The same level of attention is required to keep the non-native species in check. Comfrey, nipplewort, and bittersweet will proliferate quickly if given a chance. As they displace native plants, the pollinators also disappear which threatens the overall health of the ecosystem.

Patrick Foley checks on the development of the plantings in the pollinator garden outside of Luther Bonney Hall in Portland.
Patrick Foley inspects the plants under his care.

Visitors also play a role in keeping the garden healthy. A false step can crush a seedling and negate all of the hard work that went into its planting. Those dangers are avoided by staying on the designated pathway with its surface of sun-bleached wood chips. For a deeper dive into the underbrush, look for the handful of stepping stones that branch off the main path.

Patrick Foley is another student who spends hours maintaining the garden each week during the lull between classes. He chose gardening from a list of work-study options to unwind from the rigors of the advanced Nursing program.

The beauty of the garden speaks for itself, but Foley wanted to deepen the experience for visitors. He took a lead role in designing a series of five signs that were installed on Thursday, July 27, at strategic locations throughout the garden.
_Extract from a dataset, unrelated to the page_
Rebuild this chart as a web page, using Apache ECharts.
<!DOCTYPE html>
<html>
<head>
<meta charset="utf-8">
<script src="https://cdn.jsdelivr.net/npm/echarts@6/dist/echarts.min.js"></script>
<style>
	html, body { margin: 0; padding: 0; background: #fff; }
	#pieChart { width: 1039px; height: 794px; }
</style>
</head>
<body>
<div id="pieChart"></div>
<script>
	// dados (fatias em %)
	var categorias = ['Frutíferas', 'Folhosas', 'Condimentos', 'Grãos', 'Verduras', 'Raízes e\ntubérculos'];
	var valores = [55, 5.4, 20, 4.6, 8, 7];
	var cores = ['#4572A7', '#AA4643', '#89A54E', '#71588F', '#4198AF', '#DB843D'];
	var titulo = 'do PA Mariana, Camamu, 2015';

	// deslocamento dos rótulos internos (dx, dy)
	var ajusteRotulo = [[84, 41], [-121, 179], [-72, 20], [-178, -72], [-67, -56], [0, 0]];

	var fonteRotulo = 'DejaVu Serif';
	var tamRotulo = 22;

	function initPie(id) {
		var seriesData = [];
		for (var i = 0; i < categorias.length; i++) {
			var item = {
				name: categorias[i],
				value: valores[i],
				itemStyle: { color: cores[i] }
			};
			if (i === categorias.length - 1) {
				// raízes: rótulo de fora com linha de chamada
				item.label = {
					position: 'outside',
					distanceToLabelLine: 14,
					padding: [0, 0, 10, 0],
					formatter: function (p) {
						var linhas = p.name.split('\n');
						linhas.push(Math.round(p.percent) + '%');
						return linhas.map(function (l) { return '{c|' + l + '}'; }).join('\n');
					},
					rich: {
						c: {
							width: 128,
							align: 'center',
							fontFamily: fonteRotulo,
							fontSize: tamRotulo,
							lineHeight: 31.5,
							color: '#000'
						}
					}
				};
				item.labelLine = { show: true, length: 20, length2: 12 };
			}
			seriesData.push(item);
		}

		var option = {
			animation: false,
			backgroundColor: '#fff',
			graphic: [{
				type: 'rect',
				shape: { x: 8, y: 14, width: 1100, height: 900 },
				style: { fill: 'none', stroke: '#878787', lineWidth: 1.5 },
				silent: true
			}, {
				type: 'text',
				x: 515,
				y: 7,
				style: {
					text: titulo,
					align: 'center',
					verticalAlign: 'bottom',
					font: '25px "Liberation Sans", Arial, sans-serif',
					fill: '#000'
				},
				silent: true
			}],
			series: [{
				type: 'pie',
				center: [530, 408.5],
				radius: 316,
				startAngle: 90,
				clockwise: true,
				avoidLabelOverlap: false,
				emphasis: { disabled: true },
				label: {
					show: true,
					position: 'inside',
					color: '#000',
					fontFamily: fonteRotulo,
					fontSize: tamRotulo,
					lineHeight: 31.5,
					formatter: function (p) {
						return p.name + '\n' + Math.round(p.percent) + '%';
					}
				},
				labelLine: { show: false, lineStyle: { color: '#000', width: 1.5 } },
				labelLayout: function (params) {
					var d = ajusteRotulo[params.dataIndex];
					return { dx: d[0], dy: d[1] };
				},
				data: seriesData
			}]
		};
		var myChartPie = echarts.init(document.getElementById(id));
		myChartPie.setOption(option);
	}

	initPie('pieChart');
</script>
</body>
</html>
The signs invite visitors to use their senses of sight, smell, touch, and hearing to notice specific aspects of their surroundings depending on the time of year. Visitors can also use their cell phones to scan a QR code on each sign for more information on the garden’s flora and fauna. Foley is proud to have made such a lasting impact on campus.

“I know that the garden is gonna be here and some of the stuff I planted is gonna continue to thrive over time,” Foley said. “In a few years I’ll come back and hopefully it’s looking even more lush.”

The new signs at the pollinator garden in Portland invite visitors to use their senses to engage with nature.
The new signs in the pollinator garden invite visitors to use their senses to engage more fully with their natural surroundings.

The future that Foley foresees for the garden wasn’t always so certain. The open spread of grass that flanks it will soon be a construction site. A new Center for the Arts will take shape over the next year. In early discussions, planners wondered if the center’s footprint would snuff out the garden. Witham sat on the building committee and spoke on the garden’s behalf.

He pointed to its benefits for research. Students from the Environmental Science and Policy Department take soil core samples from the garden for classroom analysis. The natural setting also serves as a mental health respite, away from the glow of cell phones and laptops. And the skills that students learn while tending its soil make good additions to their résumés.

Witham’s points resonated with the committee. Not only did the full membership agree to preserve the garden, they incorporated it into the layout around the new facility with a pathway to connect them. The garden will remain open throughout construction as a leafy buffer against the nearby dust and commotion.

The enthusiasm for gardening is also apparent on the Gorham Campus. Two small vegetable gardens are new as of this year. One of them is located near the front entrance of Corthell Hall and the other is bisected by a walkway leading up to Brooks Student Center. The idea for the gardens came from President Jacqueline Edmondson.

“Edible landscaping is a way to build community and to make healthy food accessible to our community in the spaces where we walk daily,” Edmondson said. “It is also a way to create beautiful spaces on our campuses as fruits and vegetables flower and grow. I encourage everyone to enjoy!”

Zack Morin designed the sign welcoming visitors to the vegetable outside Brooks Student Center in Gorham.
Lettuce, zucchini, tomatoes, and more are free for the picking at the vegetable garden outside Brooks Student Center.

Witham coordinated the effort to execute the president’s vision. He briefed groundskeepers on the project and they did the planting. The finishing touch was a sign proclaiming that the vegetables were free for the taking. Credit for the sign’s design goes to Zack Morin, a graduate student in the Counselor Education program.

The list of pickable vegetables includes tomatoes, lettuces, cucumbers, eggplants, zucchinis, and more. The early harvest was smaller than expected due to a raid by hungry wildlife. But the next crop cycle is showing promise. Witham hopes the wildlife will stay away once the campus fills up with students for the fall semester.

There is also a food component to the pollinator garden in Portland. Apples and cherries dangle from the tree branches overhead. Blueberries, strawberries, and rhubarb can be found closer to the ground. They too are meant to be picked and enjoyed by students as well as residents of the surrounding neighborhood.

USM’s gardens are a small step in the right direction toward locally-sourced food and environmental stewardship. A team effort is required to enact change on a larger scale. By serving as an example, the gardens invite its visitors to join the team.

“If everybody just transformed their own backyard into a little pollinator garden, that amount of space, the difference it would make in the ecosystem would just be multiple times more than all the national parks combined,” Witham said.